After spending time understanding the runtime, here's what actually changed in how I write code:

Don't block the event loop. Any synchronous work that takes more than a few milliseconds is a problem. In the browser, it freezes the UI. In Node.js, it blocks every other request. If you have CPU-intensive work, offload it to a Worker thread (worker_threads in Node, Web Workers in the browser) or break it into chunks with setTimeout.

function processInChunks(items, chunkSize, processFn) {
  let index = 0
 
  function next() {
    const end = Math.min(index + chunkSize, items.length)
    for (let i = index; i < end; i++) {
      processFn(items[i])
    }
    index = end
    if (index < items.length) {
      setTimeout(next, 0)
    }
  }
 
  next()
}

Know what's a microtask and what's a macrotask.
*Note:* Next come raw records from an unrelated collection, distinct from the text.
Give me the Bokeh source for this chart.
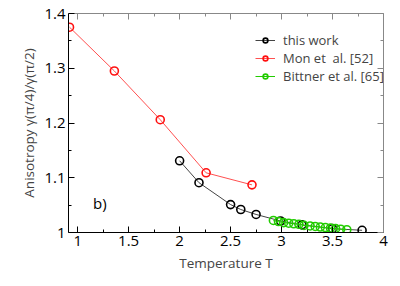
from bokeh.plotting import figure
from bokeh.models import LinearAxis, Legend, LegendItem, Range1d, Label, FixedTicker
from bokeh.embed import file_html
from bokeh.resources import INLINE

# data
this_T = [2.0, 2.19, 2.5, 2.6, 2.75, 2.99, 3.2, 3.5, 3.79]
this_A = [1.131, 1.091, 1.051, 1.042, 1.033, 1.021, 1.014, 1.007, 1.004]

mon_T = [0.92, 1.36, 1.81, 2.26, 2.71]
mon_A = [1.375, 1.295, 1.206, 1.109, 1.087]

bit_T = [2.92, 2.97, 3.02, 3.07, 3.12, 3.17, 3.22, 3.28, 3.33, 3.38, 3.43, 3.48, 3.53, 3.58, 3.64]
bit_A = [1.022, 1.020, 1.018, 1.017, 1.016, 1.015, 1.013, 1.012, 1.011, 1.010, 1.009, 1.008, 1.007, 1.006, 1.005]

x_ticks = [1, 1.5, 2, 2.5, 3, 3.5, 4]
x_minor = [1.25, 1.75, 2.25, 2.75, 3.25, 3.75]
y_ticks = [1.0, 1.1, 1.2, 1.3, 1.4]
y_minor = [1.05, 1.15, 1.25, 1.35]

FONT = "Open Sans"

p = figure(width=392, height=278, output_backend="svg", toolbar_location=None,
           x_range=Range1d(0.91, 4.0), y_range=Range1d(1.0, 1.4),
           min_border_left=68, min_border_right=9, min_border_top=13, min_border_bottom=46)
p.grid.visible = False
p.outline_line_color = None
p.background_fill_color = "white"

def style_axis(ax, color):
    ax.axis_line_color = color
    ax.major_tick_line_color = color
    ax.minor_tick_line_color = color
    ax.major_tick_in = 6
    ax.major_tick_out = 0
    ax.minor_tick_in = 3
    ax.minor_tick_out = 0
    ax.major_label_text_font = FONT
    ax.major_label_text_color = "black"
    ax.major_label_text_font_size = "15px"

xt = FixedTicker(ticks=x_ticks, minor_ticks=x_minor)
yt = FixedTicker(ticks=y_ticks, minor_ticks=y_minor)
p.xaxis.ticker = xt
p.yaxis.ticker = yt
style_axis(p.xaxis[0], "black")
style_axis(p.yaxis[0], "black")
p.xaxis.major_label_standoff = 3
p.yaxis.major_label_standoff = 3
p.xaxis.major_label_overrides = {1: "1", 2: "2", 3: "3", 4: "4"}
p.yaxis.major_label_overrides = {1.0: "1"}

p.xaxis.axis_label = "Temperature T"
p.yaxis.axis_label = "Anisotropy γ(π/4)/γ(π/2)"
for ax in (p.xaxis[0], p.yaxis[0]):
    ax.axis_label_text_font = FONT
    ax.axis_label_text_font_style = "normal"
    ax.axis_label_text_font_size = "13.5px"
p.xaxis.axis_label_standoff = 5
p.yaxis.axis_label_standoff = 3

top = LinearAxis(ticker=xt)
right = LinearAxis(ticker=yt)
for ax in (top, right):
    style_axis(ax, "#888888")
    ax.major_label_text_font_size = "1px"
    ax.major_label_standoff = 0
top.major_label_overrides = {t: "" for t in x_ticks}
right.major_label_overrides = {t: "" for t in y_ticks}
p.add_layout(top, "above")
p.add_layout(right, "right")

def series(T, A, col, lcol):
    l = p.line(T, A, line_color=lcol, line_width=1)
    s = p.scatter(T, A, marker="circle", size=8, fill_color=None, line_color=col, line_width=1.6)
    return l, s

lb, sb = series(this_T, this_A, "black", "#444444")
lm, sm = series(mon_T, mon_A, "#ff1010", "#ff5050")
lg, sg = series(bit_T, bit_A, "#22cc00", "#22cc00")

legend = Legend(items=[
    LegendItem(label="this work", renderers=[lb, sb]),
    LegendItem(label="Mon et  al. [52]", renderers=[lm, sm]),
    LegendItem(label="Bittner et al. [65]", renderers=[lg, sg]),
], location=(187, 147))
legend.background_fill_alpha = 0
legend.border_line_color = None
legend.label_text_font = FONT
legend.label_text_font_size = "13px"
legend.label_text_line_height = 1.0
legend.glyph_width = 20
legend.glyph_height = 12
legend.label_height = 12
legend.spacing = -4
legend.label_standoff = 8
legend.padding = 0
legend.margin = 0
p.add_layout(legend)

p.add_layout(Label(x=1.15, y=1.035, text="b)", text_font=FONT, text_font_size="15px",
                   text_color="black"))

open("out.html", "w").write(file_html(p, INLINE))
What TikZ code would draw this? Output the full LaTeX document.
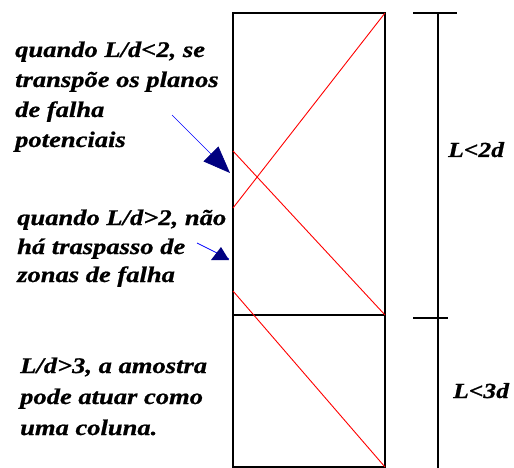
\documentclass[tikz,border=0pt]{standalone}
\usepackage{fontspec}
\setmainfont{Liberation Serif}
\newfontfamily\labfont[FakeStretch=1.19,FakeBold=0.8]{Liberation Serif}
\usetikzlibrary{arrows.meta}
\definecolor{navyhead}{HTML}{000080}
\tikzset{
  note/.style={anchor=base west, inner sep=0pt, font=\labfont\bfseries\itshape\fontsize{22.3}{26}\selectfont},
  dimlab/.style={anchor=base west, inner sep=0pt, font=\labfont\bfseries\itshape\fontsize{21.5}{26}\selectfont},
  frame/.style={draw=black, line width=1.1pt},
  fault/.style={draw=red, line width=0.9pt},
  dimline/.style={draw=black, line width=1.1pt},
  pointer/.style={draw=blue, line width=0.7pt},
}
\begin{document}
\begin{tikzpicture}[x=1pt, y=-1pt]
\useasboundingbox (0,0) rectangle (514,468);
% specimen
\draw[frame] (233,13) rectangle (385,467);
\draw[frame] (233,315) -- (385,315);
% fault planes
\coordinate (f1a) at (385,13);  \coordinate (f1b) at (233,208);
\coordinate (f2a) at (233,151); \coordinate (f2b) at (385,315);
\coordinate (f3a) at (233,291); \coordinate (f3b) at (385,467);
\draw[fault] (f1a) -- (f1b);
\draw[fault] (f2a) -- (f2b);
\draw[fault] (f3a) -- (f3b);
% dimension line
\coordinate (dtop) at (438,13); \coordinate (dbot) at (438,468);
\draw[dimline] (dtop) -- (dbot);
\draw[dimline] (413,13) -- (457,13);
\draw[dimline] (413,318) -- (448,318);
\node[dimlab] (l2d) at (448,157) {L<2d};
\node[dimlab] (l3d) at (453,398) {L<3d};
% notes
\node[note] (n1a) at (15,57)  {quando L/d<2, se};
\node[note] (n1b) at (15,87)  {transpõe os planos};
\node[note] (n1c) at (15,117) {de falha};
\node[note] (n1d) at (15,147) {potenciais};
\node[note] (n2a) at (17,225) {quando L/d>2, não};
\node[note] (n2b) at (17,254) {há traspasso de};
\node[note] (n2c) at (17,282) {zonas de falha};
\node[note] (n3a) at (20,373) {L/d>3, a amostra};
\node[note] (n3b) at (20,404) {pode atuar como};
\node[note] (n3c) at (20,435) {uma coluna.};
% pointers
\coordinate (p1s) at (172,115); \coordinate (p1e) at (230,173);
\coordinate (p2s) at (197,243); \coordinate (p2e) at (229,259);
\draw[pointer, -{Triangle[length=27pt,width=21pt,fill=navyhead,color=navyhead]}] (p1s) -- (p1e);
\draw[pointer] (p2s) -- (p2e);
\fill[navyhead] (221,247) -- (229,260) -- (211,260) -- cycle;
\end{tikzpicture}
\end{document}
When you're debugging timing issues—a callback fires before data is ready, a UI update doesn't appear when expected—the answer is almost always in the task queue ordering. Promises resolve as microtasks. Timers fire as macrotasks. Microtasks always go first.

Understand that await is a yield point. Code after await doesn't run synchronously. It's scheduled as a microtask. If you need something to happen synchronously, don't put it after an await.

Know which APIs belong to the runtime, not the language. setTimeout, fetch, console, fs, document—none of these are part of ECMAScript. They're runtime-provided. When you're writing code that needs to run in multiple environments (SSR, edge functions, service workers), this distinction determines what you can and can't use.

Use queueMicrotask over process.nextTick. It's cross-runtime, it's standard, and it doesn't have the priority inversion issues. Unless you specifically need to run before promise callbacks in Node.js, queueMicrotask is the better default.

The JavaScript runtime is a collaboration between the engine and the environment. The engine runs your code. The environment gives it something useful to do. The event loop makes sure they take turns. Once that model is clear, async JavaScript stops feeling like magic and starts feeling like a system you can reason about.